Alderman admission prompts magistrate recusal
A new magistrate must be appointed to hear evidence against a former county commissioner and board of education employee, who stated in court Monday morning that the evidence against him is true.
Special Magistrate Charles D. Beard said Norman Alderman should not have testified in a hearing that he did, in fact, possess sensitive student and personnel records at his home before they were confiscated in August by the Pocahontas County Sheriff's Department as the result of Alderman being charged with stalking and harassment by computer. Alderman told Beard he had records of Pocahontas County students, as well as student records from Greenbrier, Roane and Cabell counties, among others.
"You have admitted to me that you have material, not only from Pocahontas County, but from other counties," Beard told Alderman. The magistrate said he was supposed to be neutral and detached, but was hearing testimony he shouldn't be hearing.
Alderman, once employed as a technology consultant at the Pocahontas County Board of Education, said he was authorized to have student data that included Social Security Numbers, dates of birth, information regarding conditions of students, students who qualify for free and reduced lunch, test scores, substitute teacher lists, special needs students and special education students. Alderman was fired from that position for insubordination four years ago.
"[It was] lots of data-years of data," Alderman said. "If this data gets out, it could result in the county losing massive amounts of federal aid."
During his magistrate court appearance Monday, Alderman told Beard that he wants computers and data storage devices, including compact discs, digital video discs and external hard drives, returned to him in accordance with Beard's October order. Alderman said Sheriff David Jonese was in contempt of court for having failed to return his property after misdemeanor charges against him were dropped because Beard earlier ruled that Magistrate Kathy Beverage was not impartial when she signed the initial search warrant.
When Alderman came to the courthouse to retrieve his property in October, he was arrested for felony possession of computer data or computer programs belonging to another. The complaint was filed by the Pocahontas County Board of Education and substitute teacher Rebecca Clayton.
Alderman has confessed to having the data to Prosecuting Attorney Donna Price, to this newspaper, on his own website and now, to Beard. Price was recused from the case, as well.
His argument that he is authorized to have the data was brushed aside by Beard.
"When you are terminated from them and you hold...their material, I'm not sure how you were authorized," Beard said.
"I have never admitted I have possessed that data unauthorized," Alderman said.
Beard dismissed Alderman's claim that Jonese was in contempt of court.
The magistrate did rule that any of Alderman's property found not to belong to the board of education should be returned to him, but told Alderman that none of that data would be returned to him.
"Had this new felony charge not arose, then the sheriff would have had to return everything they took, but that new charge came about," Beard said. "They cannot return that [data] to you because you do not have authorization. They cannot return board of education material to you."

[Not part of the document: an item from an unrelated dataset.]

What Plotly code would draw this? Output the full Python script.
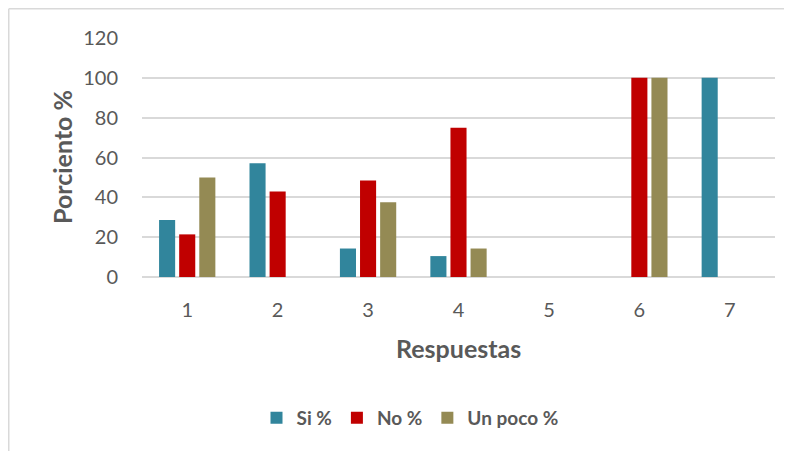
import plotly.graph_objects as go

categories = ["1", "2", "3", "4", "5", "6", "7"]
si_vals = [28.6, 57.1, 14.3, 10.5, 0, 0, 100]
no_vals = [21.4, 42.9, 48.4, 75, 0, 100, 0]
poco_vals = [50, 0, 37.5, 14.3, 0, 100, 0]
series_names = ["Si %", "No %", "Un poco %"]
colors = ["#31859C", "#C00000", "#948A54"]
y_ticks = [0, 20, 40, 60, 80, 100, 120]

FONT = "Lato, 'Open Sans', sans-serif"
TXT = "#595959"

# page body adds an 8px offset; the figure is sized to fill the rest
OFF = 8
FW, FH = 792 - OFF, 451 - OFF
L, T = 142 - OFF, 38 - OFF
R = FW - (775 - OFF)
B = FH - (277 - OFF)
W, H = FW - L - R, FH - T - B

def px(x):
    return (x - OFF - L) / W

def py(y):
    return (FH - B - (y - OFF)) / H

fig = go.Figure()
for name, vals, col in zip(series_names, [si_vals, no_vals, poco_vals], colors):
    fig.add_trace(go.Bar(x=categories, y=vals, name=name,
                         marker=dict(color=col, line=dict(width=0))))

fig.update_layout(
    width=FW, height=FH,
    margin=dict(l=L, r=R, t=T, b=B),
    paper_bgcolor="white", plot_bgcolor="white",
    barmode="group", bargap=0.333, bargroupgap=0.2,
    font=dict(family=FONT, color=TXT, size=20),
    showlegend=True,
    legend=dict(orientation="h", x=px(410), xanchor="center", y=py(418), yanchor="middle",
                font=dict(size=19, color=TXT, family=FONT, weight="bold"),
                itemclick=False, traceorder="normal"),
    xaxis=dict(type="category", showgrid=False, showline=False, zeroline=False,
               ticks="", ticklabelstandoff=19,
               tickfont=dict(size=20, color=TXT)),
    yaxis=dict(range=[0, 120], tickvals=y_ticks, showgrid=True, gridcolor="#D9D9D9",
               gridwidth=1.5, zeroline=True, zerolinecolor="#D9D9D9", zerolinewidth=1.5,
               showline=False, ticks="", ticklabelstandoff=23,
               tickfont=dict(size=20, color=TXT)),
    annotations=[
        dict(text="<b>Respuestas</b>", xref="paper", yref="paper", x=px(458), y=py(348),
             showarrow=False, xanchor="center", yanchor="middle",
             font=dict(size=25, color=TXT, family=FONT)),
        dict(text="<b>Porciento %</b>", xref="paper", yref="paper", x=px(62), y=py(157),
             showarrow=False, xanchor="center", yanchor="middle", textangle=-90,
             font=dict(size=25, color=TXT, family=FONT)),
    ],
    shapes=[
        dict(type="line", xref="paper", yref="paper", x0=px(8.75), x1=px(8.75), y0=py(8.75), y1=py(470),
             line=dict(color="#D9D9D9", width=1.5)),
        dict(type="line", xref="paper", yref="paper", x0=px(8.75), x1=px(810), y0=py(8.75), y1=py(8.75),
             line=dict(color="#D9D9D9", width=1.5)),
    ],
)

fig.write_html("out.html")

"If the board of education material is found, then you'll possess it until we figure out what we're going to do with it," Beard told lead investigator Major David Walton.
Walton said he wanted to obtain a statement from Beard as part of the investigation into Alderman's felony case.
Alderman did not say whether he had personal contracts with other counties or if his services were contracted through the Pocahontas County Board of Education. He later declined to answer questions concerning possible contracts with other counties and whether or not any Pocahontas County Board of Education official knew about his outside work.
"Enough has been said," Alderman wrote in an email.
A spokesperson at the board office said Monday that personnel there were not aware of Alderman retaining records for other counties.
"We didn't know what he had," the source said.
Law enforcement officers first confiscated Alderman's computers because he was accused of stalking County Commissioner David Fleming and harassing him by use of a computer. Alderman's quest to discover Fleming's address after the commissioner was divorced caused Fleming to fear for his personal safety, according to the complaint against Alderman. Alderman allegedly asked for a "community watch" to discover where Fleming "went to bed at night and woke up in the morning."
Alderman is free on $10,000 property bond for the felony charge and on personal recognizance bonds for the misdemeanor charges, which were brought against him a second time.
A conviction on the felony charge could result in fines up to $10,000, 10 years in prison, or both.
Getting a new magistrate and a new prosecuting attorney could take several weeks, meaning that the case may not be ready for the December grand jury, which convenes December 7.